I am much better now but I still find myself having heightened reactions to any kind of experience that has the slightest overtone of abuse or control and my emotions are really extreme.  

There is no doubt in my mind I have been changed by the abuse but I also know I can fight to heal the damage.  

Now, where are my damn keys? 

* If you've been through this, I'd love to know how you're doing, if you can relate, and what helped you.  
​
Reference:
Neuroscience reveals that long-term narcissistic abuse may cause brain damageby Lachlan Brown | Nov 17, 2017


​
2 Comments
Stacey
11/30/2017 10:13:17 pm

Your article hit so close to home-I never had panic attacks before but since my relationship with a narcissist my subconscious responds with a panic attack about any change outside the norm before I can consciously talk myself down. It doesn’t matter if it’s stress or excitement my mind is triggered by the highs or lows and my body reacts.

Reply
Holly link
12/1/2017 06:11:28 am

Whoa...didn’t know this but it makes sense.

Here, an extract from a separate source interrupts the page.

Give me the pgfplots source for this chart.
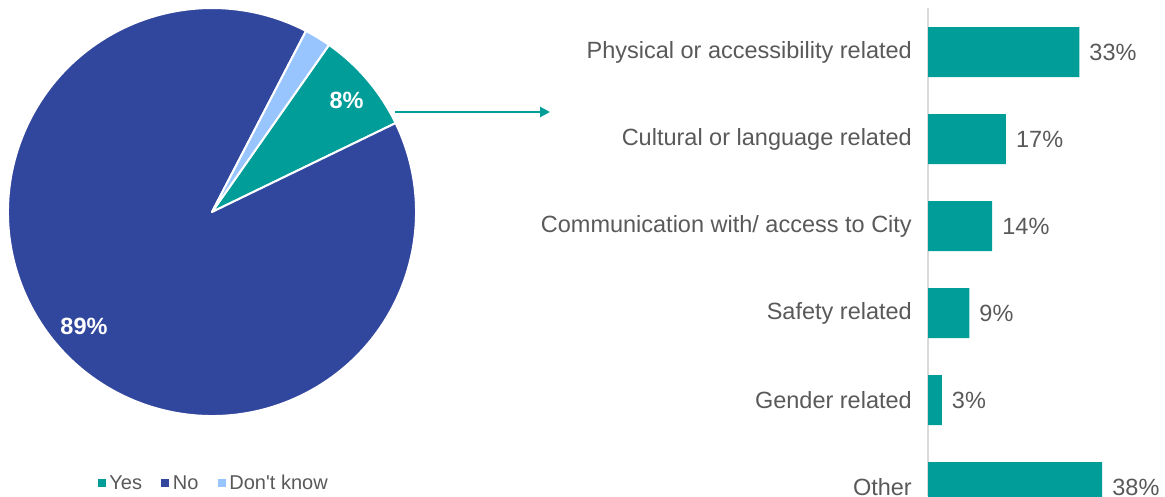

As I grew up w a narcissistic parent, I was her crutch, scapegoat, her mirror image (she projected her weaknesses on US) and her whipping boy. I cld never do enough, and I certainly didn’t do it right. I was a heavier kid...that was my fault too, I was a comfort eater, I had his genes that would make me fat, but I now know my stress levels were out of control. I was HIGH on cortisol, fear & wanting praise.

Eventually, I tried to “tune in” to the energy. If I “felt” fire, I steered clear. I’d try to disappear, not be seen, not make sound, not make any requests for myself or my needs. I never asked for money...I either did without or I used my personal stash (I had jobs at a young age...babysitting & paper route at less than 12, so I could buy what I needed (I would often buy my abuser gifts to get her approval)
Anyway, when I finally moved out...I would freak if my PLANS went awry. I would FREAK if people would tell me something that was slightly not true or not what I knew it to be. I would FREAK about the dumbest things... I would ask people “What does that mean” when they said things, looking for the angle, listening to negative validation, ...they were often words of observation but I took it all as Critism. I would be offended if I didn’t have the answer, Bc someone might think I’m stupid, the problem, trouble, not good enough... all the feelings I felt when I lived under the roof with my abuser!

And now, I can see how these were PTSD type reactions & outbursts. I wasn’t under her roof, but mentally I wasnt out from under her control!

I’m still breaking free, but this helps me sooo much. I just thought I was an asshole sometimes. 😳🤪 i didn’t understand why I would be so defensive or reactionary.

As for memory loss...yeah. I have a lot of I don’t know what happened. I struggle to remember good times.
I attributed brain fog, hormone imbalances, increased anxiety, emotional roller coaster to leaky gut issues...it’s possible, some of the leaky gut may be due to hippocampus & amygdala being out of balance disrupting other hormonal issues.